## Task requirements:
Write out again, unaltered, the lines from the start through the line containing "fig = plt.figure(figsize=(7.8, 6.54), dpi=100)".

— START OF Available data —

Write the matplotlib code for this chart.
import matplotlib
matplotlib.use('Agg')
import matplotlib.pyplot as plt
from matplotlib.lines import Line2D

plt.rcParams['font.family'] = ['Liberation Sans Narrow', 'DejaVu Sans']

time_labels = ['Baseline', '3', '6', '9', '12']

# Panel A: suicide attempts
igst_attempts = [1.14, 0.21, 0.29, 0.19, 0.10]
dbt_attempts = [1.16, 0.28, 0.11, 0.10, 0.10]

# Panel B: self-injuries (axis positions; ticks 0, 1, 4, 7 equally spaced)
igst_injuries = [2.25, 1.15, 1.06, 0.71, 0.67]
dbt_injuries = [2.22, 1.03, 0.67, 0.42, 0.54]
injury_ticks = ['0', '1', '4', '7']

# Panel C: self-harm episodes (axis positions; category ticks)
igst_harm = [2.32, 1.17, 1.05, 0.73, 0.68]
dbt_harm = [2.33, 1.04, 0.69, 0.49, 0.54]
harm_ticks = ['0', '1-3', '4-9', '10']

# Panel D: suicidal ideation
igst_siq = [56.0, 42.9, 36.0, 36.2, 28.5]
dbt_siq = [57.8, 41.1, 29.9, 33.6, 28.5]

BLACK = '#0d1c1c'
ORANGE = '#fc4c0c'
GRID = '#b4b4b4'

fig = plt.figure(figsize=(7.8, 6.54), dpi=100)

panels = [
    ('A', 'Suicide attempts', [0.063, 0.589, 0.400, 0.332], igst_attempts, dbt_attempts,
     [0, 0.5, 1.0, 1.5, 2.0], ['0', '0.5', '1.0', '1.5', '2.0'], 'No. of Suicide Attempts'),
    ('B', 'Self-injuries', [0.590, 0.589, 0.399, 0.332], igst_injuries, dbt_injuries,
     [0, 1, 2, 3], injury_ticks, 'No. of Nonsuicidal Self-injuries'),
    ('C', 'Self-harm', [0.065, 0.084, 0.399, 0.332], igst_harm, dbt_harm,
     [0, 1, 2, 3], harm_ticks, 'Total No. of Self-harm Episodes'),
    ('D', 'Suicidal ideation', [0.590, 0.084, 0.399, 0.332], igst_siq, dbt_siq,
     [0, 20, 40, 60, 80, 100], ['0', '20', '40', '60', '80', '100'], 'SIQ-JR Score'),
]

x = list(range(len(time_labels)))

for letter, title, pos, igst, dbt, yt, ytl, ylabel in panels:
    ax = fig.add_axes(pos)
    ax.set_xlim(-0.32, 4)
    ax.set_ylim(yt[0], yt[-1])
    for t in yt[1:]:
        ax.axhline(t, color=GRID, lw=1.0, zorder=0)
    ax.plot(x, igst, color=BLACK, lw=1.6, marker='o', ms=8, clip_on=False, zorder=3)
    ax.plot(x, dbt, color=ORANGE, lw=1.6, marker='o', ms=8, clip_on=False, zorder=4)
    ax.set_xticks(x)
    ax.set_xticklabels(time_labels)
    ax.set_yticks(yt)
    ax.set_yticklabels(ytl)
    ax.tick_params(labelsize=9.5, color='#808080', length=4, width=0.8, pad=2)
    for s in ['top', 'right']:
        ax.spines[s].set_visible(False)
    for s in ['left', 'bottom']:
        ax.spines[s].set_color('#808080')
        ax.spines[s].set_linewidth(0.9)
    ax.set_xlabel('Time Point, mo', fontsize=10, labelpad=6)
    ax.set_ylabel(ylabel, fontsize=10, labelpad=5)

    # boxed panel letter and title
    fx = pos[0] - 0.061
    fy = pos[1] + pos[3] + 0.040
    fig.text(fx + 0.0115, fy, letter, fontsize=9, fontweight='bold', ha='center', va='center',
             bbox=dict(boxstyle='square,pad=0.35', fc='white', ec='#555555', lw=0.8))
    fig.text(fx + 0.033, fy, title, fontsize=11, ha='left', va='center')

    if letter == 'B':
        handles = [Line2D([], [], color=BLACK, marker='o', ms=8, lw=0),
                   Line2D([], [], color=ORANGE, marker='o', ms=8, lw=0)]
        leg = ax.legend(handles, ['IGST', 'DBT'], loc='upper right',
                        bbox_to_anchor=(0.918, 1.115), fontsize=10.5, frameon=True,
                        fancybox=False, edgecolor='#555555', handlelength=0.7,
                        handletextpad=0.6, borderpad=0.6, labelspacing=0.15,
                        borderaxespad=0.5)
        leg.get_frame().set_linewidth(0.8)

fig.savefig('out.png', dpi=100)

— END OF Available data —

## Task answer:
Write the matplotlib code for this chart.
import matplotlib
matplotlib.use('Agg')
import matplotlib.pyplot as plt
from matplotlib.lines import Line2D

plt.rcParams['font.family'] = ['Liberation Sans Narrow', 'DejaVu Sans']

time_labels = ['Baseline', '3', '6', '9', '12']

# Panel A: suicide attempts
igst_attempts = [1.14, 0.21, 0.29, 0.19, 0.10]
dbt_attempts = [1.16, 0.28, 0.11, 0.10, 0.10]

# Panel B: self-injuries (axis positions; ticks 0, 1, 4, 7 equally spaced)
igst_injuries = [2.25, 1.15, 1.06, 0.71, 0.67]
dbt_injuries = [2.22, 1.03, 0.67, 0.42, 0.54]
injury_ticks = ['0', '1', '4', '7']

# Panel C: self-harm episodes (axis positions; category ticks)
igst_harm = [2.32, 1.17, 1.05, 0.73, 0.68]
dbt_harm = [2.33, 1.04, 0.69, 0.49, 0.54]
harm_ticks = ['0', '1-3', '4-9', '10']

# Panel D: suicidal ideation
igst_siq = [56.0, 42.9, 36.0, 36.2, 28.5]
dbt_siq = [57.8, 41.1, 29.9, 33.6, 28.5]

BLACK = '#0d1c1c'
ORANGE = '#fc4c0c'
GRID = '#b4b4b4'

fig = plt.figure(figsize=(7.8, 6.54), dpi=100)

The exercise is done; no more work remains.